Do you remember growing up playing with LEGOs? I don’t. I was a Little People kid who loved making houses and roads out of wooden blocks. And yes, I dressed up and cut the hair off my Barbies. I learned that tough lesson that Barbie hair doesn’t grow back. But LEGOs aren’t part of those distant playtime memories. Even my feminist mother, who spun “Free to Be You and Me” on the record player and wanted my sister and me to understand we were just as capable as boys didn’t put LEGOs in my toy box.
Was it because marketers of the 70s and 80s led her to believe LEGOs weren’t for her girls? (Hey the jingle for “Zack the LEGO Maniac” still runs through my mind when I watch my own 6-year-old play with his LEGOS today.)
Now, LEGOs come in pink and various complementary shades of pastel. They’re called “Friends” and you can make pretty houses with them. The little girl actresses in the TV commercial are wearing blush and lipstick. Their LEGO Friends are ready for a party, decorating their homes, and going to the beauty shop or cupcake café. What would Zack the Maniac think?
Is this new LEGO product line and related advertising derogatory? Is it gender stereotyping? Many parent consumers say yes, that this type of marketing perpetuates the “dumbing down” of girls.
But perhaps it’s an extended hand to an under-served market?
Women are finally exceeding men at attaining graduate and post-graduate degrees. But in fields like architecture and engineering, men still dominate. If a beloved toy like LEGO gets a feminine make-over and engages pink-loving girls, could that actually help turn more girls on to how much fun it can be to plan, build and create?
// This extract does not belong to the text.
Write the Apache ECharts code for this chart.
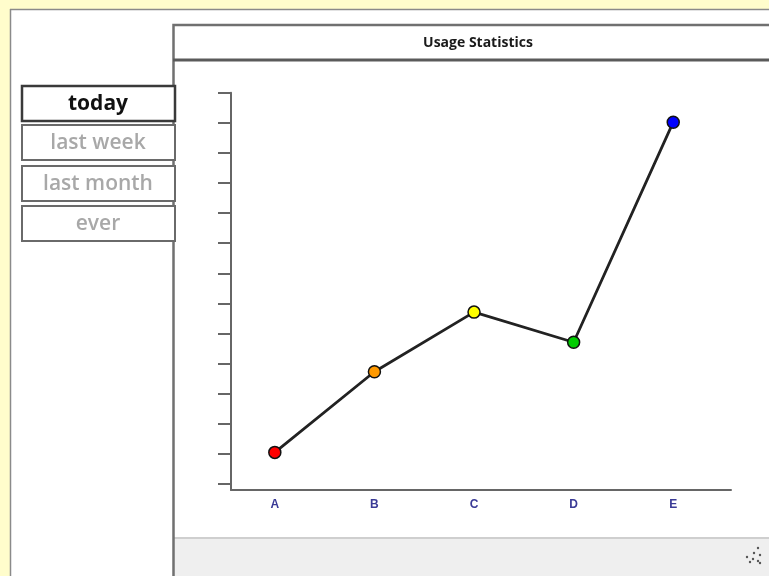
<!DOCTYPE html>
<html>
<head>
<meta charset="utf-8">
<script src="https://cdn.jsdelivr.net/npm/echarts@6/dist/echarts.min.js"></script>
<style>
html,body{margin:0;padding:0;background:#fff;}
#chart{width:769px;height:576px;}
</style>
</head>
<body>
<div id="chart"></div>
<script>
// ---- data ----
const categories = ['A', 'B', 'C', 'D', 'E'];
const values = [1.05, 3.73, 5.71, 4.71, 12.02];
const pointColors = ['#ff0000', '#ff9900', '#ffff00', '#00cc00', '#0000ff'];
const yTicks = [0, 1, 2, 3, 4, 5, 6, 7, 8, 9, 10, 11, 12, 13];
const buttonLabels = ['today', 'last week', 'last month', 'ever'];
const chartTitle = 'Usage Statistics';

const chart = echarts.init(document.getElementById('chart'), null, {renderer: 'canvas'});

const buttonTops = [86, 125, 166, 206];
const buttonGraphics = [];
buttonLabels.forEach((lbl, i) => {
  const active = i === 0;
  buttonGraphics.push({
    type: 'rect', z: 10,
    shape: {x: 22, y: buttonTops[i], width: 153, height: 35},
    style: {fill: '#fff', stroke: active ? '#3a3a3a' : '#6a6a6a', lineWidth: active ? 2.5 : 2}
  });
  buttonGraphics.push({
    type: 'text', z: 11,
    x: 98, y: buttonTops[i] + 18,
    style: {
      text: lbl, align: 'center', verticalAlign: 'middle',
      font: (active ? 'bold ' : '600 ') + '21px "Open Sans", sans-serif',
      fill: active ? '#111' : '#a8a8a8'
    }
  });
});

const gripDots = [[758,548],[754,553],[760,555],[747,557],[753,559],[758,561],[750,562],[760,563]];

const option = {
  animation: false,
  backgroundColor: '#ffffff',
  title: {
    text: chartTitle,
    left: 473, top: 31,
    textAlign: 'center',
    textStyle: {fontFamily: '"Open Sans", sans-serif', fontWeight: 'bold', fontSize: 14, color: '#1a1a1a'}
  },
  grid: {left: 231, right: 38, top: 92.7, bottom: 86, containLabel: false},
  xAxis: {
    type: 'value',
    min: -0.44, max: 4.58,
    axisLine: {show: true, onZero: false, lineStyle: {color: '#666', width: 2}},
    axisTick: {show: false},
    splitLine: {show: false},
    axisLabel: {
      customValues: categories.map((c, i) => i),
      formatter: (v) => categories[Math.round(v)] || '',
      color: '#3a3a96', fontWeight: 'bold', fontSize: 12,
      fontFamily: 'Arial, "Liberation Sans", sans-serif', margin: 9
    }
  },
  yAxis: {
    type: 'value',
    min: -0.2, max: 13,
    axisLine: {show: true, onZero: false, lineStyle: {color: '#666', width: 2}},
    axisTick: {show: true, customValues: yTicks, length: 13, lineStyle: {color: '#666', width: 2}},
    axisLabel: {show: false},
    splitLine: {show: false}
  },
  series: [{
    type: 'line',
    data: categories.map((c, i) => ({value: [i, values[i]], itemStyle: {color: pointColors[i]}})),
    symbol: 'circle',
    symbolSize: 12,
    lineStyle: {color: '#222', width: 2.8},
    itemStyle: {borderColor: '#111', borderWidth: 1.5},
    z: 5
  }],
  graphic: [
    {type: 'rect', z: -10, shape: {x: 0, y: 0, width: 769, height: 9}, style: {fill: '#fffdcc'}},
    {type: 'rect', z: -10, shape: {x: 0, y: 0, width: 10, height: 576}, style: {fill: '#fffdcc'}},
    {type: 'line', z: -9, shape: {x1: 10, y1: 9.5, x2: 769, y2: 9.5}, style: {stroke: '#8a8a8a', lineWidth: 1.5}},
    {type: 'line', z: -9, shape: {x1: 10.5, y1: 9, x2: 10.5, y2: 576}, style: {stroke: '#8a8a8a', lineWidth: 1.5}},
    // footer
    {type: 'rect', z: -8, shape: {x: 174, y: 538, width: 600, height: 40}, style: {fill: '#efefef'}},
    {type: 'line', z: -7, shape: {x1: 174, y1: 538, x2: 769, y2: 538}, style: {stroke: '#cfcfcf', lineWidth: 2}},
    // panel border
    {type: 'rect', z: -6, shape: {x: 173.5, y: 25, width: 620, height: 560}, style: {fill: 'none', stroke: '#707070', lineWidth: 2.5}},
    {type: 'line', z: -6, shape: {x1: 173, y1: 60, x2: 769, y2: 60}, style: {stroke: '#5a5a5a', lineWidth: 3}},
    ...buttonGraphics,
    ...gripDots.map(d => ({type: 'circle', z: 10, shape: {cx: d[0], cy: d[1], r: 1.2}, style: {fill: '#555'}}))
  ]
};
chart.setOption(option);
</script>
</body>
</html>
Could that help grab the attention of those girly-girls’ moms, the ones with the purse-strings and the ones who know their daughters’ interests best, and get building blocks into the hands of more girls? Or should LEGOs for girls look more like the ones obviously marketed to boys?
My son, perusing those pink-washed toy aisles wasn’t impressed by LEGO Friends. He stared at them for a few minutes but announced, “Tessa doesn’t like LEGOs.” Perhaps Tessa really doesn’t like LEGOs, or perhaps my son has bought in to the gender stereotyping perpetuated by marketing and advertising. Or maybe he is a marketing prodigy who doesn’t buy into pink washing products. Who knows? (Actually, he was convinced he should get her “a mermaid doll I have seen on TV and is available at Target!” Exact quote. Ah, TV ads.)
Opponents of LEGO Friends and similar “pink” versions of typically male-targeted toys argue that pink washing dumbs down girls. But is that like saying girls need to be interested in “boyish” toys to not be considered dumb? What kind of statement is that on girly-girls?
What do you think? Should our daughters be marketed to in the same way as our sons?